Breakfast: 1/2 cup plain Oikos with 1/2 cup TJ's pumpkin spice granola and one sliced banana.
Morning Snack: Breakfast didn't stick with me 'till lunch time, so I dug a chocolate chip Clif ZBar out of my drawer at the office and ate 1/2.
Lunch: Whole wheat pita stuffed with TJ's edamame hummus, cucumber, yellow bell pepper, alfalfa sprouts and broccoli slaw, along with a cup of TJ's Veggie Lentil soup.
Afternoon Snack: The other 1/2 of my ZBar and a Minneola Tangelo...yummy. :)
Dinner: Veggies and tofu simmered in TJ's Korma Sauce on top of jasmine rice with a side of steamed broccoli.
This sauce was really good. The hubb and I love Indian cuisine so I was excited to find this sauce at Trader Joe's last week...
We pan-fried the tofu similarly to this method, but cut into smaller pieces and without the glaze at the end.
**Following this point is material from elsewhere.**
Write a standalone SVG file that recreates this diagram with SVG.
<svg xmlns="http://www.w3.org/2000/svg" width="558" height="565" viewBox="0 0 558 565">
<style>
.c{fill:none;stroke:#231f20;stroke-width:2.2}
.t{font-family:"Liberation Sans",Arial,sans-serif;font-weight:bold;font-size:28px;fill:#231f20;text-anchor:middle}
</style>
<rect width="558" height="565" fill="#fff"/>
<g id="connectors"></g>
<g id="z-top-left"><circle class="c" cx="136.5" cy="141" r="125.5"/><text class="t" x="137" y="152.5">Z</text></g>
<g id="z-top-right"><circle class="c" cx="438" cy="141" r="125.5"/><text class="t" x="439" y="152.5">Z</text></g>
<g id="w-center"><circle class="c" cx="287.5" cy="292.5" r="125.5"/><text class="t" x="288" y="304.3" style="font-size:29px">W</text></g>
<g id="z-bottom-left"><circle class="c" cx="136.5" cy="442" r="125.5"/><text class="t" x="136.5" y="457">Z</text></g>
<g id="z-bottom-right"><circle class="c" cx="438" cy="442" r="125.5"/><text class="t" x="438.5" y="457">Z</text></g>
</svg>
Once the tofu is brown on both sides, we added chopped onion and carrot and let it all saute together for 5-7 minutes.
When the onion and carrots were soft, we added a can of drained chickpeas and the jar of Korma sauce.
On top of jasmine rice it was sooooooo tasty. :)
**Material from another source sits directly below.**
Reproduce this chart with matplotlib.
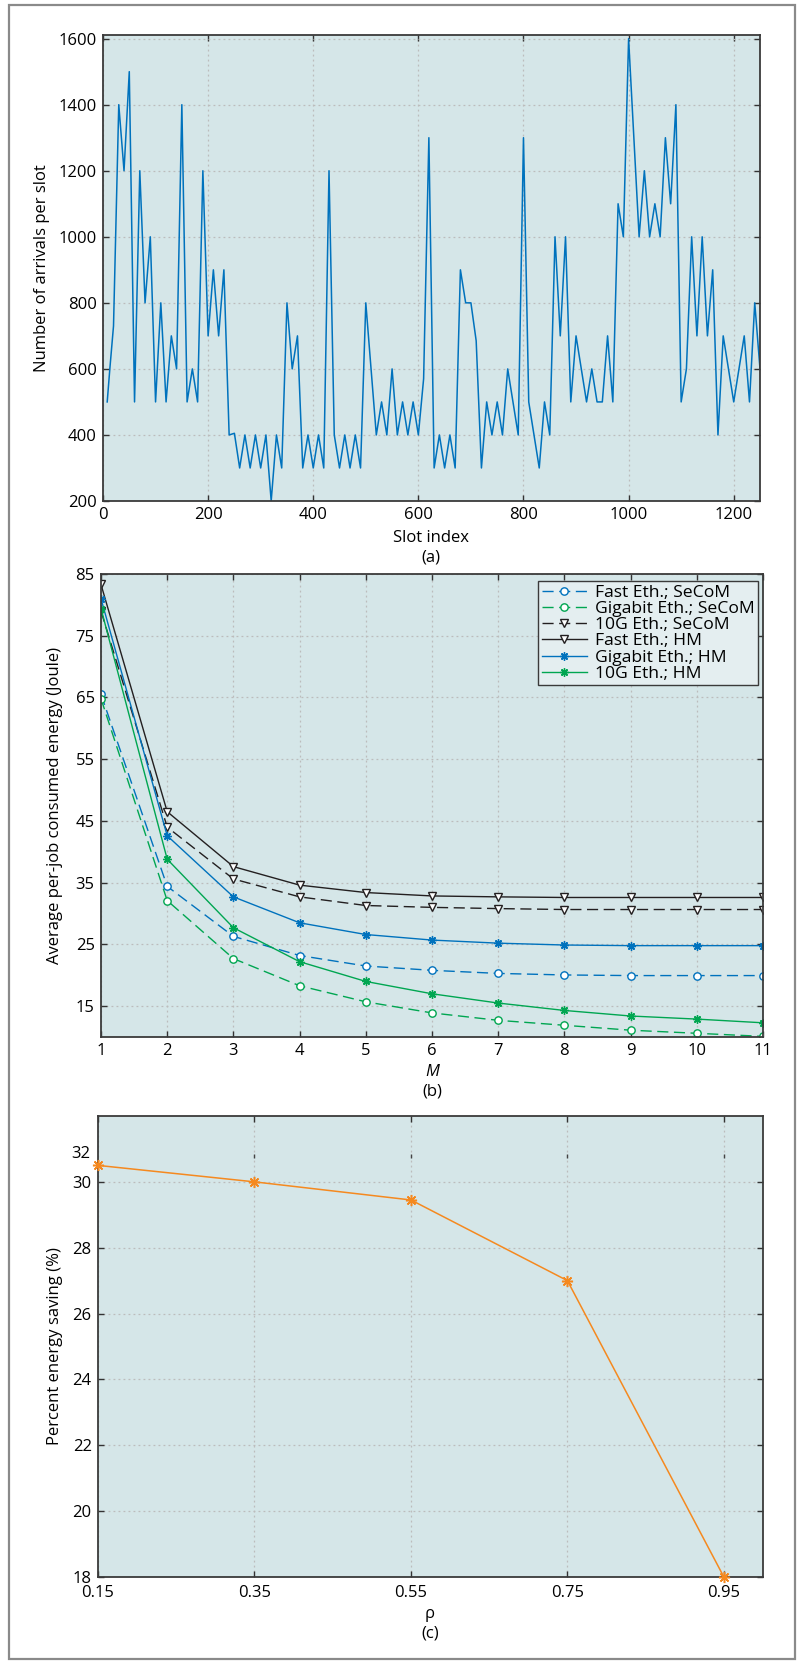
import numpy as np
import matplotlib
matplotlib.use("Agg")
import matplotlib.pyplot as plt
from matplotlib.patches import Rectangle

plt.rcParams['font.family'] = ['Open Sans', 'DejaVu Sans']
plt.rcParams['font.size'] = 12

# ---------------------------------------------------------------
# (a) arrivals per slot
# ---------------------------------------------------------------
slot_index = [8, 13, 20, 30, 40, 50, 60, 70, 80, 90,
              100, 110, 120, 130, 140, 150, 160, 170, 180, 190,
              200, 210, 220, 230, 240, 250, 260, 270, 280, 290,
              300, 310, 320, 330, 340, 350, 360, 370, 380, 390,
              400, 410, 420, 430, 440, 450, 460, 470, 480, 490,
              500, 510, 520, 530, 540, 550, 560, 570, 580, 590,
              600, 610, 620, 630, 640, 650, 660, 670, 680, 690,
              700, 710, 720, 730, 740, 750, 760, 770, 780, 790,
              800, 810, 820, 830, 840, 850, 860, 870, 880, 890,
              900, 910, 920, 930, 940, 950, 960, 970, 980, 990,
              1000, 1010, 1020, 1030, 1040, 1050, 1060, 1070, 1080, 1090,
              1100, 1110, 1120, 1130, 1140, 1150, 1160, 1170, 1180, 1190,
              1200, 1210, 1220, 1230, 1240, 1250]
arrivals = [500, 600, 730, 1400, 1200, 1500, 500, 1200, 800, 1000,
            500, 800, 500, 700, 600, 1400, 500, 600, 500, 1200,
            700, 900, 700, 900, 400, 405, 300, 400, 300, 400,
            300, 400, 200, 400, 300, 800, 600, 700, 300, 400,
            300, 400, 300, 1200, 400, 300, 400, 300, 400, 300,
            800, 600, 400, 500, 400, 600, 400, 500, 400, 500,
            400, 570, 1300, 300, 400, 300, 400, 300, 900, 800,
            800, 685, 300, 500, 400, 500, 400, 600, 500, 400,
            1300, 500, 400, 300, 500, 400, 1000, 700, 1000, 500,
            700, 600, 500, 600, 500, 500, 700, 500, 1100, 1000,
            1600, 1300, 1000, 1200, 1000, 1100, 1000, 1300, 1100, 1400,
            500, 600, 1000, 700, 1000, 700, 900, 400, 700, 600,
            500, 600, 700, 500, 800, 600]

# ---------------------------------------------------------------
# (b) average per-job consumed energy vs M
# ---------------------------------------------------------------
M_values = list(range(1, 12))
fast_secom = [65.5, 34.4, 26.3, 23.2, 21.5, 20.8, 20.3, 20.05, 19.95, 19.95, 19.95]
gigabit_secom = [64.8, 32.1, 22.7, 18.3, 15.7, 13.9, 12.7, 11.9, 11.1, 10.6, 10.1]
tenG_secom = [79.0, 44.0, 35.6, 32.7, 31.3, 31.0, 30.8, 30.65, 30.65, 30.65, 30.65]
fast_hm = [83.3, 46.5, 37.6, 34.6, 33.4, 32.85, 32.7, 32.6, 32.6, 32.6, 32.6]
gigabit_hm = [81.0, 42.6, 32.7, 28.5, 26.6, 25.7, 25.2, 24.9, 24.8, 24.8, 24.8]
tenG_hm = [79.4, 38.8, 27.7, 22.2, 19.0, 17.0, 15.5, 14.3, 13.4, 12.9, 12.3]

# ---------------------------------------------------------------
# (c) percent energy saving vs rho
# ---------------------------------------------------------------
rho = [0.15, 0.35, 0.55, 0.75, 0.95]
saving = [30.5, 30.0, 29.45, 27.0, 18.0]

# colours
BG = '#d5e6e8'
BLUE = '#0072bd'
GREEN = '#00a651'
BLACK = '#231f20'
ORANGE = '#f5891f'
asterisk = (8, 2, 0)


def style_axes(ax):
    """MATLAB-like box: ticks inside on every side, dotted grid"""
    ax.set_facecolor(BG)
    ax.grid(True, color='#bcbcbc', linestyle=(0, (1.5, 2.5)), linewidth=0.9)
    ax.set_axisbelow(True)
    ax.tick_params(direction='in', top=True, right=True, length=4,
                   width=1.0, color='#333333', labelsize=12)
    ax.tick_params(axis='x', pad=4)
    ax.tick_params(axis='y', pad=4.5)
    for s in ax.spines.values():
        s.set_color('#3a3a3a')
        s.set_linewidth(1.3)


W, H = 804, 1664
fig = plt.figure(figsize=(W / 100, H / 100), dpi=100)


def box(left, top, right, bottom):
    return [left / W, 1 - bottom / H, (right - left) / W, (bottom - top) / H]


# outer frame
fig.patches.append(Rectangle((9 / W, 1 - 1659 / H), 786 / W, 1654 / H,
                             transform=fig.transFigure, fill=False,
                             edgecolor='#8a8a8a', linewidth=1.6))

# ---- panel (a) ----
ax1 = fig.add_axes(box(103, 35, 760, 501))
style_axes(ax1)
ax1.plot(slot_index, arrivals, color=BLUE, lw=1.1)
ax1.set_xlim(0, 1250)
ax1.set_ylim(200, 1611)
ax1.set_xticks(np.arange(0, 1201, 200))
ax1.set_yticks(np.arange(200, 1601, 200))
ax1.set_ylabel('Number of arrivals per slot', fontsize=12)
ax1.yaxis.set_label_coords(-0.081, 0.5)
fig.text(431 / W, 1 - 538 / H, 'Slot index', ha='center', va='center', fontsize=12)
fig.text(431 / W, 1 - 557 / H, '(a)', ha='center', va='center', fontsize=12)

# ---- panel (b) ----
ax2 = fig.add_axes(box(101, 574, 763, 1037))
style_axes(ax2)
dash = (0, (8, 4))
ax2.plot(M_values, fast_secom, color=BLUE, ls=dash, lw=1.0, marker='o', ms=5.3,
         mfc='white', mec=BLUE, label='Fast Eth.; SeCoM')
ax2.plot(M_values, gigabit_secom, color=GREEN, ls=dash, lw=1.0, marker='o', ms=5.3,
         mfc='white', mec=GREEN, label='Gigabit Eth.; SeCoM')
ax2.plot(M_values, tenG_secom, color=BLACK, ls=dash, lw=1.0, marker='v', ms=6,
         mfc='white', mec=BLACK, label='10G Eth.; SeCoM')
ax2.plot(M_values, fast_hm, color=BLACK, lw=1.0, marker='v', ms=6,
         mfc='white', mec=BLACK, label='Fast Eth.; HM')
ax2.plot(M_values, gigabit_hm, color=BLUE, lw=1.0, marker=asterisk, ms=6,
         mec=BLUE, mew=1.0, label='Gigabit Eth.; HM')
ax2.plot(M_values, tenG_hm, color=GREEN, lw=1.0, marker=asterisk, ms=6,
         mec=GREEN, mew=1.0, label='10G Eth.; HM')
ax2.set_xlim(1, 11)
ax2.set_ylim(10, 85)
ax2.set_xticks(M_values)
ax2.set_yticks(np.arange(15, 86, 10))
ax2.set_ylabel('Average per-job consumed energy (Joule)', fontsize=12)
ax2.yaxis.set_label_coords(-0.057, 0.5)
leg = ax2.legend(loc='upper right', bbox_to_anchor=(0.993, 0.985), fontsize=12.6,
                 handlelength=2.6, handletextpad=0.45, labelspacing=0.0,
                 borderpad=0.2, borderaxespad=0.0, fancybox=False,
                 framealpha=1.0, facecolor='#e4eef0', edgecolor='#3a3a3a')
leg.get_frame().set_linewidth(1.0)
fig.text(432 / W, 1 - 1072 / H, 'M', ha='center', va='center', fontsize=12, style='italic')
fig.text(432 / W, 1 - 1091 / H, '(b)', ha='center', va='center', fontsize=12)

# ---- panel (c) ----
ax3 = fig.add_axes(box(98, 1116, 763, 1577))
style_axes(ax3)
ax3.tick_params(axis='x', pad=6)
ax3.plot(rho, saving, color=ORANGE, lw=1.1, marker=asterisk, ms=8, mec=ORANGE, mew=1.1,
         clip_on=False, zorder=3)
ax3.set_xlim(0.15, 1.0)
ax3.set_ylim(18, 32)
ax3.set_xticks(rho)
ax3.set_xticklabels(['0.15', '0.35', '0.55', '0.75', '0.95'])
ax3.set_yticks(np.arange(18, 31, 2))
# the "32" label sits just above 30 in the original, not at the top edge
ax3.text(-0.012, 30.85, '32', transform=ax3.get_yaxis_transform(),
         ha='right', va='center', fontsize=12)
ax3.plot(rho[1:], [30.8] * 4, ls='none', marker='|', ms=3, color='#444444')
ax3.set_ylabel('Percent energy saving (%)', fontsize=12)
ax3.yaxis.set_label_coords(-0.053, 0.5)
fig.text(430 / W, 1 - 1614 / H, 'ρ', ha='center', va='center', fontsize=12)
fig.text(430 / W, 1 - 1634 / H, '(c)', ha='center', va='center', fontsize=12)

fig.savefig('out.png', dpi=100)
Dessert: One beautiful peanut butter filled date.
And I worked on some Christmas gifts!!! I finally made the Cranberry Ketchup that Erin has been raving about...she sent me the recipe a few weeks ago and tonight I finally had a chance to make it up! Let me tell you all....It. Is. Awesome. I plan to eat it on everything for the next few weeks. I was planning to actually can the ketchup to preserve it for months, but started reading up on canning and became worried that I might give my loved ones botulism by incorrectly preserving their Christmas gift. So, instead, the ketchup will be given to a select few of our Charlottesville friends with a friendly tag reminding them to keep it refrigerated and use it within 3 weeks... :)
Are any of you making Christmas gifts this year?